The latest bad news for Caltrans started in March, according to documents reviewed by The Chronicle. Crews had started to drain the hundreds of rod sleeves in which freshwater had accumulated because of an incomplete grouting and sealing job done by the project’s main contractor, the joint venture American Bridge/Fluor Enterprises. But soon, many of the sleeves began filling up again.

This new water had chloride levels that average more than 50 times what freshwater contains, suggesting that the source was saltwater coming in from the bay.

Saltwater is even more corrosive than freshwater, and Caltrans officials acknowledged that crews had previously attempted to fill cracks in the tower foundation that could now be a potential source of that saltwater.

One of the sleeves that was refilling with water was the one containing the unusually short rod, in the westernmost leg of the four-legged tower. A Caltrans accounting of tests shows that after they were drained last month, five other nearby rod sleeves also began refilling with water.

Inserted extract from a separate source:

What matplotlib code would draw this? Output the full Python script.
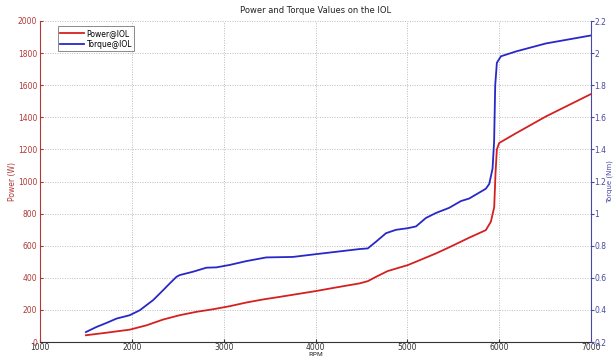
import matplotlib
matplotlib.use("Agg")
import matplotlib.pyplot as plt

rpm_power = [1500, 1725, 1978, 2160, 2341, 2522, 2703, 2884, 3065, 3247, 3428, 3609,
             4000, 4225, 4478, 4569, 4659, 4786, 5004, 5094, 5312, 5456, 5674, 5855,
             5910, 5946, 5960, 5975, 6000, 6181, 6508, 7000]
power = [42, 58, 77, 104, 140, 167, 188, 204, 223, 246, 265, 281,
         317, 340, 365, 379, 406, 442, 479, 500, 552, 590, 650, 697,
         750, 840, 1050, 1200, 1240, 1300, 1405, 1545]

rpm_torque = [1500, 1616, 1725, 1834, 1978, 2087, 2232, 2341, 2413, 2486, 2522, 2667,
              2812, 2920, 3065, 3247, 3464, 3754, 4000, 4225, 4478, 4569, 4659, 4768,
              4877, 5004, 5094, 5203, 5312, 5456, 5583, 5674, 5855, 5892, 5928, 5945,
              5957, 5975, 6019, 6181, 6508, 7000]
torque = [0.262, 0.294, 0.319, 0.346, 0.367, 0.398, 0.461, 0.523, 0.565, 0.606, 0.617, 0.638,
          0.663, 0.665, 0.680, 0.704, 0.727, 0.730, 0.747, 0.762, 0.779, 0.783, 0.825, 0.878,
          0.899, 0.909, 0.920, 0.973, 1.004, 1.036, 1.078, 1.094, 1.155, 1.185, 1.280, 1.450,
          1.800, 1.940, 1.980, 2.010, 2.060, 2.110]

title = "Power and Torque Values on the IOL"
xlabel = "RPM"
ylabel_left = "Power (W)"
ylabel_right = "Torque (Nm)"
legend_labels = ["Power@IOL", "Torque@IOL"]

red = "#d42020"
blue = "#2828c8"
red_txt = "#b03838"
blue_txt = "#4848a8"

fig = plt.figure(figsize=(6.14, 3.56), dpi=100)
ax = fig.add_axes([40/614, 1-342/356, 551/614, 321/356])
ax2 = ax.twinx()

l1, = ax.plot(rpm_power, power, color=red, lw=1.3)
l2, = ax2.plot(rpm_torque, torque, color=blue, lw=1.3)

ax.set_xlim(1000, 7000)
ax.set_ylim(0, 2000)
ax2.set_ylim(0.2, 2.2)
ax.set_xticks(range(1000, 7001, 1000))
ax.set_yticks(range(0, 2001, 200))
ax2.set_yticks([0.2, 0.4, 0.6, 0.8, 1.0, 1.2, 1.4, 1.6, 1.8, 2.0, 2.2])
ax2.set_yticklabels(["0.2", "0.4", "0.6", "0.8", "1", "1.2", "1.4", "1.6", "1.8", "2", "2.2"])

ax.grid(True, color="#bcbcbc", linestyle=(0, (1, 1.5)), linewidth=0.7)
ax.set_axisbelow(True)

for a in (ax, ax2):
    a.spines["top"].set_visible(False)
ax.spines["left"].set_color(red_txt)
ax.spines["right"].set_visible(False)
ax2.spines["left"].set_visible(False)
ax2.spines["right"].set_color(blue_txt)
ax2.spines["bottom"].set_visible(False)
ax.spines["bottom"].set_color("#333333")

ax.tick_params(axis="x", labelsize=5.5, colors="#333333", length=2, pad=0.5, direction="in")
ax.tick_params(axis="y", labelsize=5.5, colors=red_txt, length=2, pad=2, direction="in")
ax2.tick_params(axis="y", labelsize=5.5, colors=blue_txt, length=2, pad=0.5, direction="out")

ax.set_title(title, fontsize=6, color="#222222", pad=6)
ax.set_xlabel(xlabel, fontsize=5, color="#333333", labelpad=0)
ax.set_ylabel(ylabel_left, fontsize=5.5, color=red_txt)
ax2.set_ylabel(ylabel_right, fontsize=5, color=blue_txt)
ax.yaxis.set_label_coords(-0.042, 0.5)
ax2.yaxis.set_label_coords(1.0275, 0.5)

leg = ax.legend([l1, l2], legend_labels, loc="upper left", bbox_to_anchor=(0.025, 0.995),
                fontsize=5.5, frameon=True, fancybox=False, edgecolor="#555555",
                handlelength=3.2, handletextpad=0.3, borderpad=0.3, labelspacing=0.3)
leg.get_frame().set_linewidth(0.6)

fig.savefig("out.png", dpi=100)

Over two weeks, the amount of water that collected in the sleeves ranged from 13 inches to 5 feet. The water from at least three of the sleeves tested showed elevated levels of chloride, Caltrans said.

Overall, of all the 421 remaining rod sleeves in the tower, about 100 gained some water over that two-week stretch, Caltrans found. The heaviest sleeve flooding was found on the western side of the tower.

Steve Heminger, executive director of the Metropolitan Transportation Commission, said the fact that the shortened rod is in an area where many rod sleeves are flooding does not prove it failed from water-borne corrosion.

“You ought to be careful about guilt by association,” he said. “We need to look all around where the problem is. Rather than speculate, I’m going to wait to get that rod out of there and we know what we have here.”

Still, Heminger said, if bay water is proved to be seeping into the foundation, it would pose a major issue for a project already dogged by what he called a “maddening” string of problems.

“We are going to get to the bottom of what is going on in there,” Heminger said. “If it is an ongoing intrusion, that is a much more serious development, a much bigger problem.”

He said the Federal Highway Administration has agreed to assist in the probe of the rod and water issues. The effort will be paid for out of $4 million in tollpayer money that the bridge oversight panel, chaired by Heminger, approved last week.

“We are going to have a whole mess of outside advice, and that’s what we need with a tough problem like this,” Heminger said.

One expert outside Caltrans said an influx of bay water would be an ominous development for the steel rods.

“They are almost guaranteed to have hydrogen-induced cracking,” said Charles McMahon, an emeritus materials science and engineering professor at the University of Pennsylvania who specializes in the study of fracturing of metals.

“With this material in a marine environment, failure is to be expected,” McMahon said. “It’s a disaster, a real disaster.”